During the Red Seal Electrical IP Exam, you’ll be tested on your knowledge and applications of single phase transformers. In this blog post, we’ll be covering four important topics:
1. How to identify a single phase transformer
2. Polarity of transformers
3. Dual voltage transformers
4. Series and parallel connections of transformers
Single phase transformers are quite commonly used in step-down situations and especially for power distribution to residential homes and low voltage for electronics.
In diagrams, single-phase transformers can be identified by two conductors providing the power to the primary and two conductors connected to the secondary that provides the load.
One of the topics seen consistently in the Red Seal exam is polarity.
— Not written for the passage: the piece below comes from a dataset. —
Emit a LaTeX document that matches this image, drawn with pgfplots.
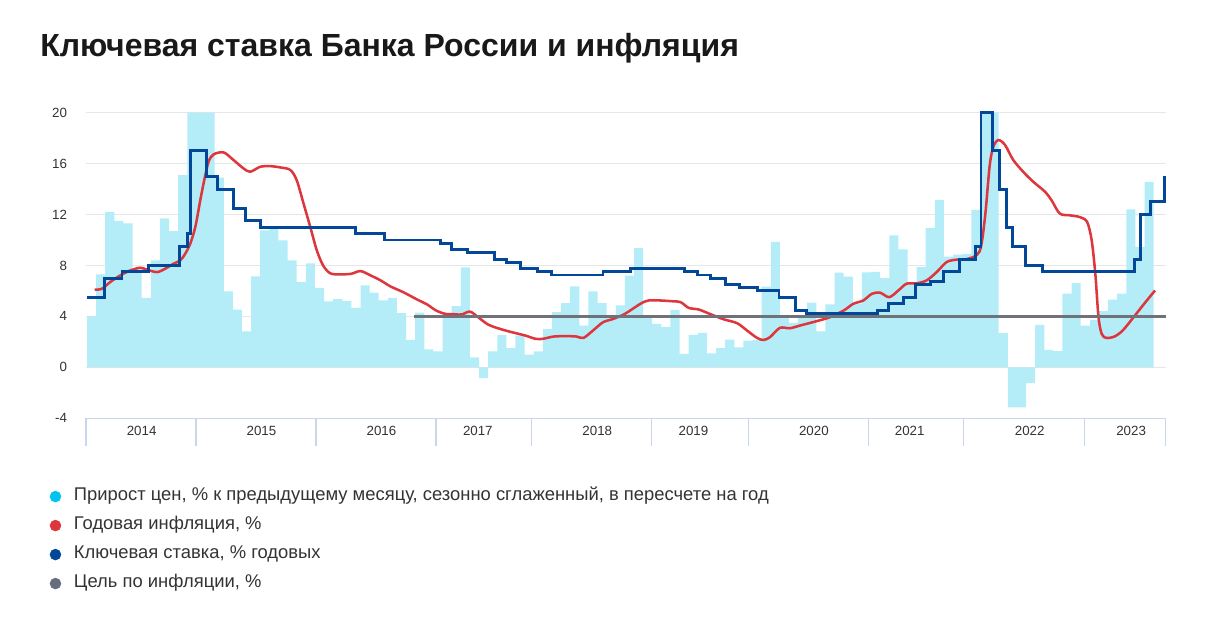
\documentclass[border=0pt]{standalone}
\usepackage{fontspec}
\setmainfont{Liberation Sans}
\usepackage{pgfplots}
\usepackage{pgfplotstable}
\pgfplotsset{compat=1.18}

\definecolor{cbar}{RGB}{180,236,248}
\definecolor{cbardot}{RGB}{0,195,240}
\definecolor{cred}{RGB}{221,55,61}
\definecolor{cblue}{RGB}{3,72,152}
\definecolor{cgray}{RGB}{112,114,122}
\definecolor{cgraydot}{RGB}{104,109,125}
\definecolor{cgrid}{RGB}{230,230,230}
\definecolor{caxis}{RGB}{204,214,235}
\definecolor{ctext}{RGB}{51,51,51}

% monthly price growth, saar (bar index, value)
\pgfplotstableread{
i v
0 4.0
1 7.3
2 12.2
3 11.5
4 11.3
5 7.7
6 5.46
7 8.4
8 11.7
9 10.7
10 15.1
11 20
12 20
13 20
14 14.9
15 5.96
16 4.54
17 2.83
18 7.14
19 10.75
20 10.95
21 9.97
22 8.4
23 6.7
24 8.17
25 6.25
26 5.18
27 5.35
28 5.22
29 4.67
30 6.43
31 5.86
32 5.25
33 5.46
34 4.25
35 2.15
36 4.3
37 1.42
38 1.26
39 4.1
40 4.8
41 7.85
42 0.79
43 -0.85
44 1.26
45 2.55
46 1.5
47 2.5
48 1.0
49 1.26
50 3.0
51 4.33
52 5.04
53 6.35
54 3.28
55 5.96
56 5.04
57 4.05
58 4.86
59 7.2
60 9.36
61 3.87
62 3.41
63 3.15
64 4.52
65 1.05
66 2.55
67 2.7
68 1.1
69 1.5
70 2.18
71 1.56
72 2.1
73 2.16
74 6.33
75 9.85
76 3.88
77 3.5
78 4.0
79 5.09
80 2.83
81 4.94
82 7.43
83 7.12
84 5.0
85 7.46
86 7.5
87 7.0
88 10.37
89 9.27
90 6.7
91 7.87
92 10.95
93 13.15
94 8.7
95 8.85
96 8.9
97 12.37
98 20
99 20
100 2.68
101 -3.15
102 -3.15
103 -1.23
104 3.34
105 1.37
106 1.27
107 5.78
108 6.61
109 3.28
110 3.73
111 4.41
112 5.31
113 5.78
114 12.4
115 9.45
116 14.57
117 0
}\bars

\begin{document}
\begin{tikzpicture}
\path[use as bounding box] (0,0) rectangle (911.25pt,-474pt);

\node[anchor=base west, inner sep=0pt, text=black!90,
  font=\bfseries\fontsize{24}{28}\selectfont] at (30pt,-42pt)
  {Ключевая ставка Банка России и инфляция};

\begin{axis}[
at={(64.5pt,-313.7pt)}, anchor=south west,
scale only axis, width=809.7pt, height=229.2pt,
xmin=-0.11, xmax=118.31, ymin=-4, ymax=20,
axis line style={draw=none},
clip=false,
ytick={0,4,8,12,16,20},
yticklabels={0,4,8,12,16,20},
extra y ticks={-4}, extra y tick labels={-4},
extra y tick style={grid=major, major grid style={draw=caxis, line width=1pt}},
ymajorgrids,
major grid style={draw=cgrid, line width=0.75pt},
ytick style={draw=none},
major tick length=0pt,
xtick={5.99,19.14,32.30,42.87,55.97,66.52,79.73,90.24,103.40,114.53},
xticklabels={2014,2015,2016,2017,2018,2019,2020,2021,2022,2023},
xtick style={draw=none},
tick label style={font=\fontsize{10}{12}\selectfont, text=ctext},
yticklabel style={anchor=east, inner sep=0pt, xshift=-14pt},
xticklabel style={anchor=center, inner sep=0pt, yshift=-9.75pt},
legend style={at={(-0.0336,-0.227)}, anchor=north west, draw=none, fill=none,
  inner sep=0pt, font=\fontsize{13.8}{16}\selectfont, text=ctext,
  row sep=8.75pt, column sep=9.75pt,
  nodes={inner sep=0pt, text height=9.5pt, text depth=3.5pt}},
legend cell align=left,
]
\addplot[ybar interval, fill=cbar, draw=none, forget plot] table[x=i, y=v] {\bars};

% annual inflation
\addplot[smooth, color=cred, line width=1.9pt, forget plot] coordinates {
(0.83,6.1) (1.64,6.17) (2.55,6.7) (3.65,7.22) (4.75,7.61) (5.84,7.82) (6.58,7.67)
(7.68,7.48) (8.59,7.75) (9.5,8.14) (10.23,8.4) (10.78,8.93) (11.33,9.72) (11.88,11.02)
(12.42,13.1) (12.86,14.7) (13.33,16.14) (13.88,16.72) (14.98,16.88) (16.07,16.28)
(17.17,15.62) (17.9,15.36) (19.0,15.75) (20.1,15.8) (21.2,15.7) (22.3,15.5) (23.0,14.7)
(23.75,12.87) (24.5,11.0) (25.2,9.2) (25.9,8.0) (26.7,7.38) (27.8,7.3) (29.0,7.35)
(30.0,7.56) (31.1,7.22) (32.2,6.83) (33.3,6.35) (34.7,5.9) (36.2,5.33) (37.3,4.94)
(38.3,4.46) (39.3,4.2) (40.3,4.17) (41.1,4.15) (42.0,4.38) (42.9,3.94) (44.0,3.36)
(45.3,3.02) (46.6,2.76) (48.06,2.5) (49.2,2.24) (50.0,2.24) (51.2,2.42) (52.6,2.45)
(53.7,2.42) (54.45,2.31) (55.5,2.89) (56.6,3.54) (57.7,3.8) (59.0,4.2) (60.7,4.99)
(61.6,5.25) (62.9,5.25) (64.0,5.2) (65.1,5.12) (66.0,4.67) (67.1,4.54) (68.3,4.2)
(69.8,3.78) (71.3,3.47) (72.4,2.89) (73.5,2.31) (74.2,2.15) (74.9,2.36) (76.0,3.1)
(77.1,3.07) (78.3,3.3) (80.0,3.62) (81.5,3.94) (83.0,4.46) (84.05,4.99) (85.15,5.25)
(86.1,5.78) (87.0,5.86) (88.0,5.51) (89.0,6.04) (89.9,6.57) (91.0,6.6) (92.1,6.83)
(93.2,7.48) (94.3,8.27) (95.4,8.46) (96.5,8.5) (97.9,9.1) (98.5,11.8) (99.0,15.75)
(99.4,17.3) (99.96,17.85) (100.7,17.46) (101.6,16.28) (102.7,15.35) (103.8,14.57)
(105.1,13.78) (105.8,13.12) (106.7,12.08) (107.8,11.94) (108.9,11.8) (109.7,11.42)
(110.2,9.98) (110.6,7.35) (110.95,3.94) (111.3,2.63) (111.8,2.31) (112.7,2.42)
(113.6,2.89) (114.8,3.94) (115.9,4.94) (117.15,6.04)};

% key rate
\addplot[const plot, color=cblue, line width=2.2pt, forget plot] coordinates {
(0.05,5.5) (1.93,7.0) (3.84,7.5) (6.76,8.0) (10.1,9.5) (11.0,10.5) (11.33,17.0)
(13.08,15.0) (14.36,14.0) (16.08,12.5) (17.43,11.5) (19.0,11.0) (29.5,10.5)
(32.6,10.0) (38.8,9.75) (40.0,9.25) (41.7,9.0) (44.7,8.5) (46.05,8.25) (47.6,7.75)
(49.45,7.5) (50.9,7.25) (56.6,7.5) (59.65,7.75) (65.5,7.5) (67.0,7.25) (68.4,7.0)
(70.0,6.5) (71.6,6.25) (73.5,6.0) (75.9,5.5) (77.7,4.5) (78.9,4.25) (86.7,4.5)
(87.95,5.0) (89.6,5.5) (90.9,6.5) (92.5,6.75) (93.9,7.5) (95.75,8.5) (97.5,9.5)
(98.06,20) (99.3,17) (100.1,14) (100.9,11) (101.5,9.5) (102.9,8.0) (104.8,7.5)
(114.9,8.5) (115.6,12) (116.7,13) (118.15,15)};

% inflation target
\addplot[color=cgray, line width=2.2pt, forget plot] coordinates {(35.9,4) (118.31,4)};

% year separators below the axis
\draw[caxis, line width=0.9pt]
  (axis cs:-0.11,-4) -- ++(0pt,-21pt)
  (axis cs:11.95,-4) -- ++(0pt,-21pt)
  (axis cs:25.11,-4) -- ++(0pt,-21pt)
  (axis cs:38.27,-4) -- ++(0pt,-21pt)
  (axis cs:48.79,-4) -- ++(0pt,-21pt)
  (axis cs:61.95,-4) -- ++(0pt,-21pt)
  (axis cs:72.54,-4) -- ++(0pt,-21pt)
  (axis cs:85.70,-4) -- ++(0pt,-21pt)
  (axis cs:96.12,-4) -- ++(0pt,-21pt)
  (axis cs:109.39,-4) -- ++(0pt,-21pt)
  (axis cs:118.31,-4) -- ++(0pt,-21pt);

\addlegendimage{only marks, mark=*, mark size=4.1pt, cbardot}
\addlegendentry{Прирост цен, \% к предыдущему месяцу, сезонно сглаженный, в пересчете на год}
\addlegendimage{only marks, mark=*, mark size=4.1pt, cred}
\addlegendentry{Годовая инфляция, \%}
\addlegendimage{only marks, mark=*, mark size=4.1pt, cblue}
\addlegendentry{Ключевая ставка, \% годовых}
\addlegendimage{only marks, mark=*, mark size=4.1pt, cgraydot}
\addlegendentry{Цель по инфляции, \%}
\end{axis}
\end{tikzpicture}
\end{document}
Polarity signifies whether the voltages between primary and secondary are additive or subtractive. Usually, these questions include a voltmeter connected to both primary and secondary and ask “what does the voltmeter V read?”.
In order to solve this, follow this procedure:
If H1 and X1 on the same side, the voltage is subtractive
High voltage - low voltage = voltmeter reading
120 V - 12 V = 108 V
If H1 and X1 on the opposite side, the voltage is additive
High voltage + low voltage = voltmeter reading
120 V + 12 V = 132 V
Note: H leads are denoted as high voltage and X leads are denoted as low voltage.
Dual Voltage Transformers
At times, transformers have more than one winding on primary or secondary. The most common form of this is a dual voltage transformer where there are two windings on primary and two windings on secondary. Dual voltage transformers can operate at different levels of voltage supply and output different levels of voltage dependent on how it is wired.
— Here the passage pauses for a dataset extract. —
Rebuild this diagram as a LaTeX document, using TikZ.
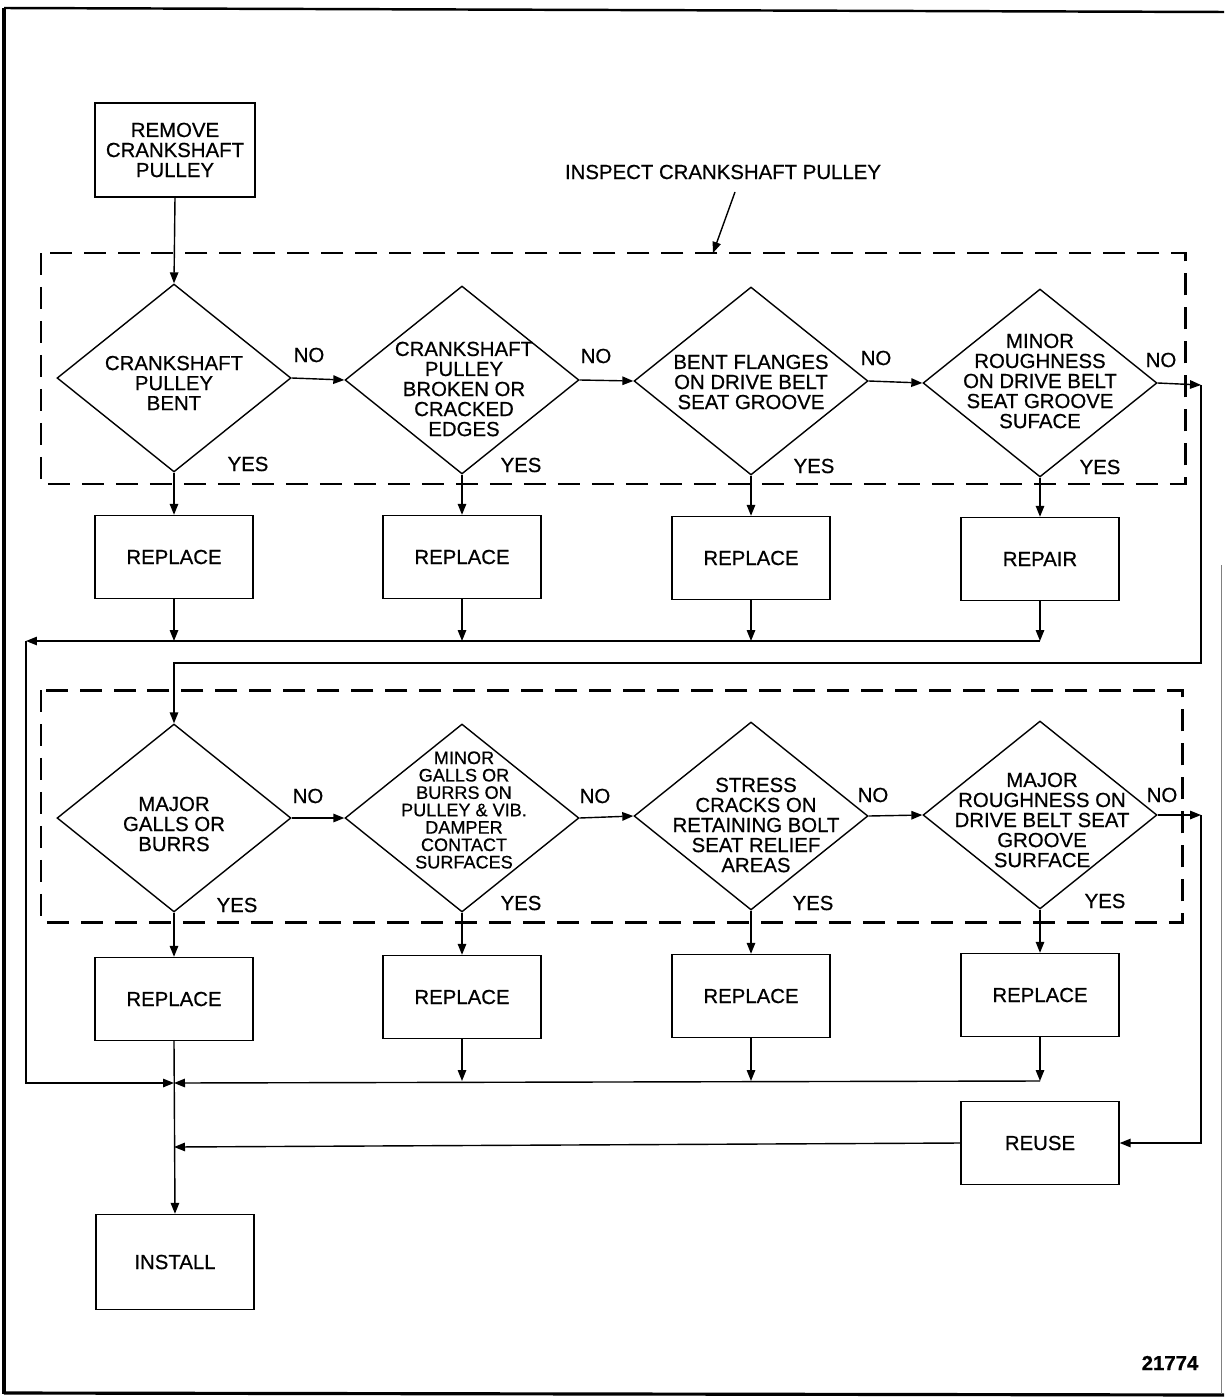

If a dual voltage transformer is connected in series in the secondary, the voltage of the two windings is added while the current stays the same. As shown in the diagram below, the 12 V generated by each secondary winding is added together.
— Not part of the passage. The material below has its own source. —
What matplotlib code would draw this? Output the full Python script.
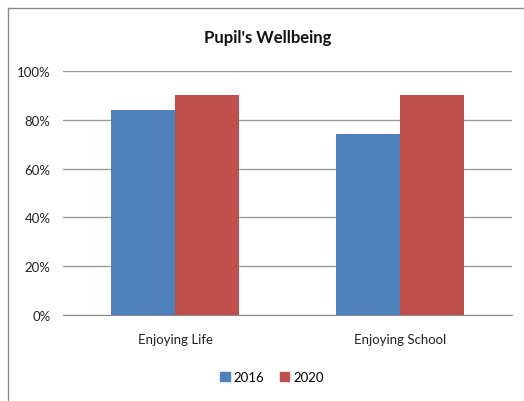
import matplotlib
matplotlib.use("Agg")
import matplotlib.pyplot as plt
import numpy as np
from matplotlib.lines import Line2D
from matplotlib.patches import Patch

# Datos de la encuesta
categories = ["Enjoying Life", "Enjoying School"]
years = ["2016", "2020"]
values_2016 = [84, 74]
values_2020 = [90, 90]
y_ticks = [0, 20, 40, 60, 80, 100]
y_tick_labels = ["0%", "20%", "40%", "60%", "80%", "100%"]

BLUE = "#4F81BD"
RED = "#C0504D"

plt.rcParams["font.family"] = ["Lato", "DejaVu Sans"]

fig = plt.figure(figsize=(5.24, 4.02), dpi=100)
ax = fig.add_axes([63 / 524, 1 - 316 / 402, 449 / 524, 244 / 402])

x = np.arange(len(categories))
width = 0.285
ax.bar(x - width / 2, values_2016, width, color=BLUE, label=years[0], zorder=3)
ax.bar(x + width / 2, values_2020, width, color=RED, label=years[1], zorder=3)

ax.set_xlim(-0.5, len(categories) - 0.5)
ax.set_ylim(0, 100)
ax.set_yticks(y_ticks)
ax.set_yticklabels(y_tick_labels, fontsize=9.5, color="#222222")
ax.set_xticks(x)
ax.set_xticklabels(categories, fontsize=9.5, color="#222222")
ax.tick_params(axis="both", length=0)
ax.tick_params(axis="y", pad=9)
ax.tick_params(axis="x", pad=13)
ax.grid(axis="y", color="#9a9a9a", linewidth=1.0, zorder=0)

for side in ("top", "right", "left"):
    ax.spines[side].set_visible(False)
ax.spines["bottom"].set_color("#8a8a8a")

fig.text(268 / 524, 1 - 38 / 402, "Pupil's Wellbeing", ha="center", va="center",
         fontsize=12, fontweight="bold", color="#111111")

handles = [Patch(color=BLUE, label=years[0]), Patch(color=RED, label=years[1])]
fig.legend(handles=handles, loc="center", bbox_to_anchor=(272 / 524, 1 - 378 / 402),
           ncol=2, frameon=False, fontsize=9.5, handlelength=0.7, handleheight=0.7,
           handletextpad=0.3, columnspacing=1.2)

# Marco del área del gráfico
fig.add_artist(Line2D([8 / 524, 1], [1 - 9 / 402, 1 - 9 / 402], color="#8a8a8a",
                      linewidth=1.0, transform=fig.transFigure))
fig.add_artist(Line2D([8 / 524, 8 / 524], [0, 1 - 9 / 402], color="#8a8a8a",
                      linewidth=1.0, transform=fig.transFigure))

fig.savefig("out.png", dpi=100)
Note: The supply voltage in a series circuit is equal to the sum of the individual voltage drops, where 12 V + 12 V equals 24 V.
On the other hand, if a dual voltage transformer is connected in parallel in the secondary, the current of the two windings is added while the voltage stays the same. As shown in the diagram below, the 2 A generated by each secondary winding is added together.
Note: The total circuit current is equal to the sum of the individual branch currents for parallel circuits, where 2 A + 2 A = 4 A.
Center Tap Transformer
The most familiar type of dual voltage transformer is the center tap transformer. We use this for residential power distribution where the transformer intakes 600V in the primary and transforms it into 120/240 V. This transformer taps into center of dual voltage transformer and grounds it, and as a result, acts our neutral or identified conductor in our circuits. Furthermore, we’ll be able to get both 120 V and 240 V from the secondary with this transformer.